By any chance, did you use solvy, spray the shirts to remove the solvy and stack them up? What does the inside of the shirt look like around the logo? Or the back of the shirt opposite the logo?


----------



## debck27 (Aug 5, 2010)

No, we didn't spray them or use solvy. We just embroidered them like we do any other similar garment. The hoop didn't even leave a mark. You can see the impression slightly if you pull the backing back a lttle, but not much. My son, who actually does the embroidery thinks it is the presser, but he just can't figure out
why it happened and what to do about it. I took 3 shirts home and washed them, that didn't help. Out of 25 shirts, only 4 did not have the impression.


----------



## Liberty (Jul 18, 2006)

Almost has to be the presser foot then. Could it be that that needle had a bent presser foot at one time that was straightened and the corner is coming down first?
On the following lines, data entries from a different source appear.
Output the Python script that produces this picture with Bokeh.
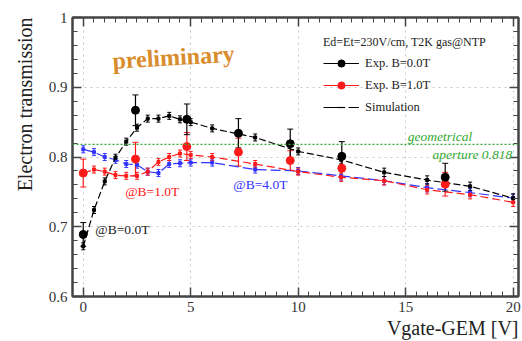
import numpy as np
from bokeh.plotting import figure
from bokeh.models import (ColumnDataSource, Whisker, TeeHead, Label, Legend, LegendItem,
                          LinearAxis, FixedTicker, Span, Title, CustomLabelingPolicy)
from bokeh.embed import file_html
from bokeh.resources import INLINE

# ---------------- data ----------------
exp_x = [0.0, 2.43, 4.82, 7.22, 9.63, 12.03, 16.84]
exp_b0_y = [0.689, 0.867, 0.854, 0.834, 0.819, 0.801, 0.771]
exp_b0_err = [0.017, 0.022, 0.022, 0.021, 0.021, 0.021, 0.020]
exp_b1_y = [0.777, 0.797, 0.815, 0.807, 0.795, 0.784, 0.761]
exp_b1_err = [0.020, 0.024, 0.020, 0.020, 0.014, 0.013, 0.017]

sim_x = [0, 0.5, 1, 1.5, 2, 2.5, 3, 3.5, 4, 4.5, 5, 6, 8, 10, 12, 14, 16, 18, 20]
sim_b0_y = [0.672, 0.724, 0.765, 0.799, 0.822, 0.842, 0.855, 0.855, 0.859, 0.854,
            0.850, 0.841, 0.828, 0.808, 0.796, 0.778, 0.767, 0.758, 0.741]
sim_b1_y = [0.777, 0.782, 0.779, 0.774, 0.773, 0.773, 0.779, 0.793, 0.800, 0.805,
            0.803, 0.800, 0.790, 0.779, 0.771, 0.766, 0.753, 0.746, 0.735]
sim_b4_y = [0.811, 0.807, 0.800, 0.796, 0.790, 0.789, 0.779, 0.777, 0.790, 0.791,
            0.792, 0.792, 0.782, 0.780, 0.773, 0.766, 0.756, 0.749, 0.741]
sim_err = [0.005, 0.005, 0.005, 0.005, 0.005, 0.005, 0.005, 0.005, 0.005, 0.005,
           0.005, 0.005, 0.005, 0.005, 0.006, 0.006, 0.006, 0.006, 0.006]

geo_aperture = 0.818
x_ticks = [0, 5, 10, 15, 20]
y_ticks = [0.6, 0.7, 0.8, 0.9, 1.0]
y_tick_labels = {0.6: "0.6", 0.7: "0.7", 0.8: "0.8", 0.9: "0.9", 1.0: "1"}
legend_title = "Ed=Et=230V/cm, T2K gas@NTP"

FONT = "Liberation Serif"
RED = "#ff1a1a"
BLUE = "#3333ff"
GREEN = "#33aa33"
AX = "#444444"

p = figure(width=522, height=341, x_range=(-0.5, 20.25), y_range=(0.6, 1.0),
           output_backend="svg", toolbar_location=None,
           min_border_left=72, min_border_right=4, min_border_top=17, min_border_bottom=45)
p.background_fill_color = "white"
p.border_fill_color = "white"
p.outline_line_color = AX
p.outline_line_width = 2

xminor = list(np.arange(-0.5, 20.3, 0.5))
yminor = list(np.arange(0.6, 1.001, 0.02))
p.xaxis.ticker = FixedTicker(ticks=x_ticks, minor_ticks=xminor)
p.yaxis.ticker = FixedTicker(ticks=y_ticks, minor_ticks=yminor)
p.yaxis.major_label_overrides = y_tick_labels
p.xgrid.ticker = FixedTicker(ticks=x_ticks)
p.ygrid.ticker = FixedTicker(ticks=y_ticks)
p.grid.grid_line_color = "#c8c8c8"
p.grid.grid_line_dash = "dotted"

no_labels = CustomLabelingPolicy(code="""
for (const i of Array.from(indices)) { indices.unset(i) }
return indices
""")
top_ax = LinearAxis(ticker=FixedTicker(ticks=x_ticks, minor_ticks=xminor),
                    major_label_policy=no_labels)
right_ax = LinearAxis(ticker=FixedTicker(ticks=y_ticks, minor_ticks=yminor),
                      major_label_policy=no_labels)
p.add_layout(top_ax, "above")
p.add_layout(right_ax, "right")

for ax in p.axis:
    ax.major_tick_in = 9
    ax.major_tick_out = 0
    ax.minor_tick_in = 5
    ax.minor_tick_out = 0
    ax.axis_line_color = AX
    ax.axis_line_width = 2
    ax.major_tick_line_color = AX
    ax.minor_tick_line_color = AX
    ax.major_tick_line_width = 1.5
    ax.major_label_text_font = FONT
    ax.major_label_text_font_size = "15px"
    ax.major_label_text_color = "#333333"
for ax in (top_ax, right_ax):
    ax.major_label_text_font_size = "1px"
    ax.major_label_standoff = 0
p.xaxis[0].major_label_standoff = 4
p.yaxis[0].major_label_standoff = 5

p.add_layout(Title(text="Vgate-GEM [V]", align="right", text_font=FONT,
                   text_font_size="20px", text_font_style="normal", text_color="#222222",
                   standoff=0, offset=0), "below")
p.add_layout(Title(text="Electron transmission", align="right", text_font=FONT,
                   text_font_size="20px", text_font_style="normal", text_color="#222222",
                   standoff=20), "left")

p.add_layout(Span(location=geo_aperture, dimension="width", line_color=GREEN,
                  line_dash="2 2", line_width=1.3))

# simulation
def sim(y, color, dash):
    src = ColumnDataSource(dict(x=sim_x, y=y,
                                lo=[a - e for a, e in zip(y, sim_err)],
                                hi=[a + e for a, e in zip(y, sim_err)]))
    p.line("x", "y", source=src, line_color=color, line_dash=dash, line_width=1.2)
    p.add_layout(Whisker(base="x", lower="lo", upper="hi", source=src, line_color=color,
                         line_width=1,
                         lower_head=TeeHead(size=4, line_color=color),
                         upper_head=TeeHead(size=4, line_color=color)))
    p.scatter("x", "y", source=src, marker="square", size=3, color=color)

sim(sim_b4_y, BLUE, "10 4")
sim(sim_b1_y, RED, "8 4")
sim(sim_b0_y, "black", "7 3")

def exp(y, err, color):
    src = ColumnDataSource(dict(x=exp_x, y=y,
                                lo=[a - e for a, e in zip(y, err)],
                                hi=[a + e for a, e in zip(y, err)]))
    p.add_layout(Whisker(base="x", lower="lo", upper="hi", source=src, line_color=color,
                         line_width=1.2,
                         lower_head=TeeHead(size=6, line_color=color),
                         upper_head=TeeHead(size=6, line_color=color)))
    return p.scatter("x", "y", source=src, marker="circle", size=8, color=color)

exp(exp_b1_y, exp_b1_err, RED)
exp(exp_b0_y, exp_b0_err, "black")

# legend renderers (hold a single NaN point, so nothing shows in the plot area)
nan = [float("nan")]
l0 = p.line(x=nan, y=nan, line_color="black", line_width=1.2)
m0 = p.scatter(x=nan, y=nan, marker="circle", color="black")
l1 = p.line(x=nan, y=nan, line_color=RED, line_width=1.2)
m1 = p.scatter(x=nan, y=nan, marker="circle", color=RED)
l2 = p.line(x=nan, y=nan, line_color="black", line_width=1.2, line_dash="19 6")
m2 = p.scatter(x=nan, y=nan, marker="dash", angle=np.pi / 2, color="black", line_width=1.2)
legend = Legend(items=[LegendItem(label="Exp. B=0.0T", renderers=[l0, m0]),
                       LegendItem(label="Exp. B=1.0T", renderers=[l1, m1]),
                       LegendItem(label="Simulation", renderers=[l2, m2])],
                title=legend_title, location=(247, 176),
                background_fill_alpha=0, border_line_alpha=0,
                label_text_font=FONT, label_text_font_size="12.5px", label_text_color="#222222",
                title_text_font=FONT, title_text_font_size="12px",
                title_text_font_style="normal", title_text_color="#222222",
                glyph_width=36, glyph_height=18, label_height=18, spacing=4,
                padding=4, margin=0, title_standoff=4, label_standoff=6)
p.add_layout(legend)

# text annotations
p.add_layout(Label(x=4.2, y=0.943, text="preliminary", text_font=FONT,
                   text_font_style="bold", text_font_size="24px", text_color="#d98c2b",
                   angle=0.06, text_align="center", text_baseline="middle"))
p.add_layout(Label(x=16.6, y=0.829, text="geometrical", text_font=FONT,
                   text_font_style="italic", text_font_size="13.5px", text_color=GREEN,
                   text_align="center", text_baseline="middle"))
p.add_layout(Label(x=18.1, y=0.803, text="aperture 0.818", text_font=FONT,
                   text_font_style="italic", text_font_size="13.5px", text_color=GREEN,
                   text_align="center", text_baseline="middle"))
p.add_layout(Label(x=0.56, y=0.696, text="@B=0.0T", text_font=FONT,
                   text_font_size="13.5px", text_color="#222222", text_baseline="middle"))
p.add_layout(Label(x=1.95, y=0.750, text="@B=1.0T", text_font=FONT,
                   text_font_size="13.5px", text_color=RED, text_baseline="middle"))
p.add_layout(Label(x=6.98, y=0.760, text="@B=4.0T", text_font=FONT,
                   text_font_size="13.5px", text_color=BLUE, text_baseline="middle"))

open("out.html", "w").write(file_html(p, INLINE))
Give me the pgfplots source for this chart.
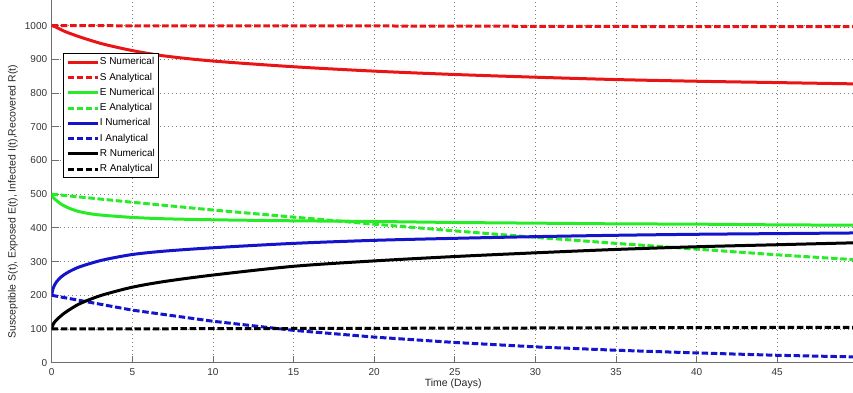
\documentclass[border=0pt]{standalone}
\usepackage{fontspec}
\setmainfont{Liberation Sans}
\usepackage{pgfplots}
\pgfplotsset{compat=1.18}
\definecolor{cS}{RGB}{235,20,20}
\definecolor{cE}{RGB}{40,235,40}
\definecolor{cI}{RGB}{20,20,205}
\definecolor{cR}{RGB}{0,0,0}
\definecolor{axgray}{RGB}{110,110,110}
\begin{document}
\begin{tikzpicture}
\begin{axis}[
  scale only axis, width=801.3pt, height=362.7pt,
  xmin=0, xmax=49.7, ymin=0, ymax=1076,
  axis lines=left,
  axis line style={-, draw=axgray, line width=1pt},
  xtick={0,5,...,45}, ytick={0,100,...,1000},
  tick align=inside, major tick length=7pt,
  tick style={draw=axgray, line width=0.8pt},
  grid=major, grid style={dash pattern=on 1pt off 3pt, draw=gray, line width=0.8pt},
  /pgf/number format/assume math mode=true,
  /pgf/number format/1000 sep={},
  ticklabel style={font=\fontsize{10}{10}\selectfont, text=black!80},
  xticklabel style={yshift=-2pt},
  yticklabel style={xshift=-1pt},
  xlabel={Time (Days)},
  ylabel={Susceptible S(t), Exposed E(t), Infected I(t),Recovered R(t)},
  label style={font=\fontsize{10.5}{10.5}\selectfont, text=black!85},
  xlabel style={at={(axis description cs:0.501,-0.0587)}, anchor=center},
  ylabel style={at={(axis description cs:-0.0483,0.444)}, anchor=center, rotate=0},
  legend image code/.code={\draw[#1] (0pt,0pt) -- (30pt,0pt);},
  legend style={at={(axis description cs:0.0137,0.853)}, anchor=north west,
    draw=black, line width=0.7pt, fill=white, inner xsep=3pt, inner ysep=3pt,
    font=\fontsize{10}{10}\selectfont, row sep=4.4pt,
    nodes={inner sep=0.8pt, text height=7.3pt, text depth=2pt},
    cells={anchor=west}},
  sol/.style={line width=3pt},
  das/.style={line width=3pt, dash pattern=on 6.5pt off 2.7pt},
]
\addplot[cS, sol, smooth] coordinates {(0,1000)(0.2,997)(0.8,983)(1.65,968)(2.5,955)(3.3,944)(5,926)(7,910)(10,895)(15,878)(20,865)(25,855)(30,847)(35,840)(40,835)(45,831)(50,827)};
\addlegendentry{S Numerical}
\addplot[cS, das] coordinates {(0,1000)(10,999)(20,999)(30,998)(40,997)(50,997)};
\addlegendentry{S Analytical}
\addplot[cE, sol, smooth] coordinates {(0,500)(0.1,490)(0.3,481)(0.6,470)(1,460)(1.65,449)(2.5,441)(3.3,437)(5,431)(7,427)(10,424)(15,421)(20,419)(25,416)(30,414)(35,412)(40,411)(45,409)(50,408)};
\addlegendentry{E Numerical}
\addplot[cE, das] coordinates {(0,500)(5,476)(10,453)(15,432)(20,411)(25,391)(30,372)(35,354)(40,337)(45,320)(50,305)};
\addlegendentry{E Analytical}
\addplot[cI, sol, smooth] coordinates {(0,200)(0.1,222)(0.3,240)(0.6,255)(1,268)(1.65,283)(2.5,296)(3.3,306)(5,321)(7,331)(10,341)(15,354)(20,363)(25,369)(30,374)(35,378)(40,381)(45,383)(50,385)};
\addlegendentry{I Numerical}
\addplot[cI, das] coordinates {(0,200)(5,156)(10,123)(15,96)(20,76)(25,60)(30,47)(35,37)(40,29)(45,22)(50,17)};
\addlegendentry{I Analytical}
\addplot[cR, sol, smooth] coordinates {(0,100)(0.1,115)(0.3,127)(0.6,140)(0.9,151)(1.65,173)(2.5,190)(3.3,203)(5,224)(7,241)(10,260)(15,286)(20,302)(25,315)(30,326)(35,336)(40,344)(45,350)(50,356)};
\addlegendentry{R Numerical}
\addplot[cR, das] coordinates {(0,100)(10,101)(20,102)(30,103)(40,104)(50,105)};
\addlegendentry{R Analytical}
\end{axis}
\pgfresetboundingbox
\path (-51.7pt,-29.3pt) rectangle (801.3pt,362.7pt);
\end{tikzpicture}
\end{document}
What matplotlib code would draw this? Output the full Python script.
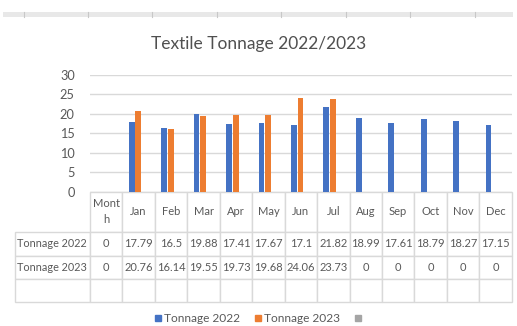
import matplotlib.pyplot as plt
from matplotlib.lines import Line2D
from matplotlib.patches import Rectangle
import numpy as np

plt.rcParams['font.family'] = ['Lato', 'DejaVu Sans']

# table / chart data
months = ['Mont\nh', 'Jan', 'Feb', 'Mar', 'Apr', 'May', 'Jun', 'Jul', 'Aug', 'Sep', 'Oct', 'Nov', 'Dec']
tonnage_2022 = [0, 17.79, 16.5, 19.88, 17.41, 17.67, 17.1, 21.82, 18.99, 17.61, 18.79, 18.27, 17.15]
tonnage_2023 = [0, 20.76, 16.14, 19.55, 19.73, 19.68, 24.06, 23.73, 0, 0, 0, 0, 0]
series_names = ['Tonnage 2022', 'Tonnage 2023', '']
y_ticks = [0, 5, 10, 15, 20, 25, 30]

BLUE = '#4472C4'
ORANGE = '#ED7D31'
GREY = '#A5A5A5'
TXT = '#595959'
LINE = '#D9D9D9'

W, H = 517, 326
fig = plt.figure(figsize=(W / 100, H / 100), dpi=100)

# plot area in pixels: x 90..511.7, y 75..191.7
ax = fig.add_axes([90 / W, 1 - 191.7 / H, 421.7 / W, 116.7 / H])

x = np.arange(len(months))
bw = 0.177
ax.bar(x - 0.215, tonnage_2022, bw, color=BLUE, zorder=3)
ax.bar(x - 0.01, tonnage_2023, bw, color=ORANGE, zorder=3)

ax.set_xlim(-0.5, len(months) - 0.5)
ax.set_ylim(0, 30)
ax.set_yticks(y_ticks)
ax.set_xticks([])
ax.tick_params(axis='y', length=0, pad=11, labelsize=9.2, labelcolor=TXT)
ax.grid(axis='y', color=LINE, lw=1, zorder=0)
for s in ax.spines.values():
    s.set_visible(False)

# data table under the bars; first column holds the series names
cell_text = [[series_names[0]] + [f'{v:g}' for v in tonnage_2022],
             [series_names[1]] + [f'{v:g}' for v in tonnage_2023],
             [''] * (len(months) + 1)]
tab = ax.table(cellText=cell_text, colLabels=[''] + months, cellLoc='center',
               bbox=[-75 / 421.7, -110.6 / 116.7, 496.7 / 421.7, 110.6 / 116.7])
tab.auto_set_font_size(False)
tab.set_fontsize(8)
row_h = [40, 24, 23.3, 23.3]
for (r, c), cell in tab.get_celld().items():
    cell.set_edgecolor(LINE)
    cell.set_linewidth(1)
    cell.get_text().set_color(TXT)
    cell.set_height(row_h[r])
    if c == 0:
        cell.set_width(75)
        cell.PAD = 0.025
        cell._loc = 'left'
        cell.get_text().set_horizontalalignment('left')
        cell.get_text().set_fontsize(7.8)
        if r == 0:
            cell.visible_edges = 'open'
    else:
        cell.set_width(32.44)
    if r == 0:
        cell.get_text().set_linespacing(1.5)

fig.text(0.5, 1 - 44 / H, 'Textile Tonnage 2022/2023', ha='center', va='center',
         fontsize=12.5, color='#505050')

# sheet header strip along the top
fig.patches.append(Rectangle((3 / W, 1 - 16.7 / H), 510 / W, 4.7 / H,
                             transform=fig.transFigure, color='#E8E8E8', lw=0))
for px in [24, 88, 152, 217, 281, 346, 410, 475]:
    fig.add_artist(Line2D([px / W, px / W], [1 - 16.7 / H, 1 - 12 / H],
                          transform=fig.transFigure, color='#C8C8C8', lw=0.8))

handles = [Line2D([], [], ls='', marker='s', markersize=5, color=c)
           for c in (BLUE, ORANGE, GREY)]
fig.legend(handles, series_names, loc='center', bbox_to_anchor=(0.502, 1 - 318.5 / H),
           ncol=3, frameon=False, fontsize=8.6, labelcolor=TXT,
           handlelength=0.5, handletextpad=0.3, columnspacing=1.2)

fig.savefig('out.png', dpi=100)
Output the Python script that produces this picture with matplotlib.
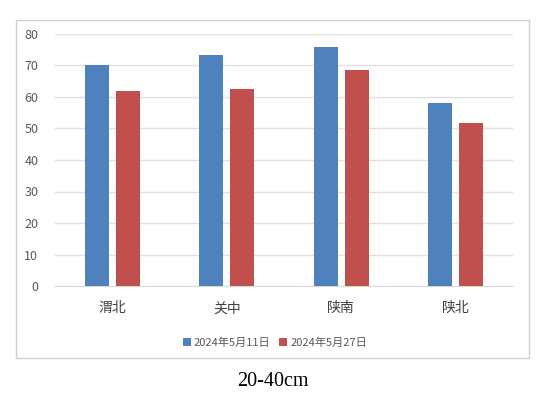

I guess another detail that's important, are you running these on a single head? If this is happening on a multi head then I think you could rule out the presser foot. What machine are you running? Like someone else suggested, some machines like the old toyotas had washers or rubber damper that when they would fall apart caused the presser foot to change heights.

Have you tried spraying them with sizing?

And I hate to say it but how can you deliver those? You will likely have to eat this order and replace the defectives. You can use one of the defectives to try to diagnose the issue. Run the design on a differnet needle on the machine, see if the problem goes to the different needle position. and make sure the needle plate is good too. 

One other out there thought, you didn't recently service the machine did you, where excess oil may be running down the back of the presser foot. Seems like a real longshot though.


----------



## AndTees (Jul 6, 2009)

Those are a pretty thin fabric, but if you're using a Melco machine, the presser is behind only... and adjustable... and I don't think it has a spring or anything.


----------



## binki (Jul 16, 2006)

looks like the back of the presser foot may be causing this. Try a little mist and heat to remove the marks.


----------



## debck27 (Aug 5, 2010)

binki said:


> looks like the back of the presser foot may be causing this. Try a little mist and heat to remove the marks.


Thank you, but have tried the mist, sizing and heat. It has helped somewhat on the shirts that had a faint impression. But had no effect on the shirts like the one in the picture I posted.


----------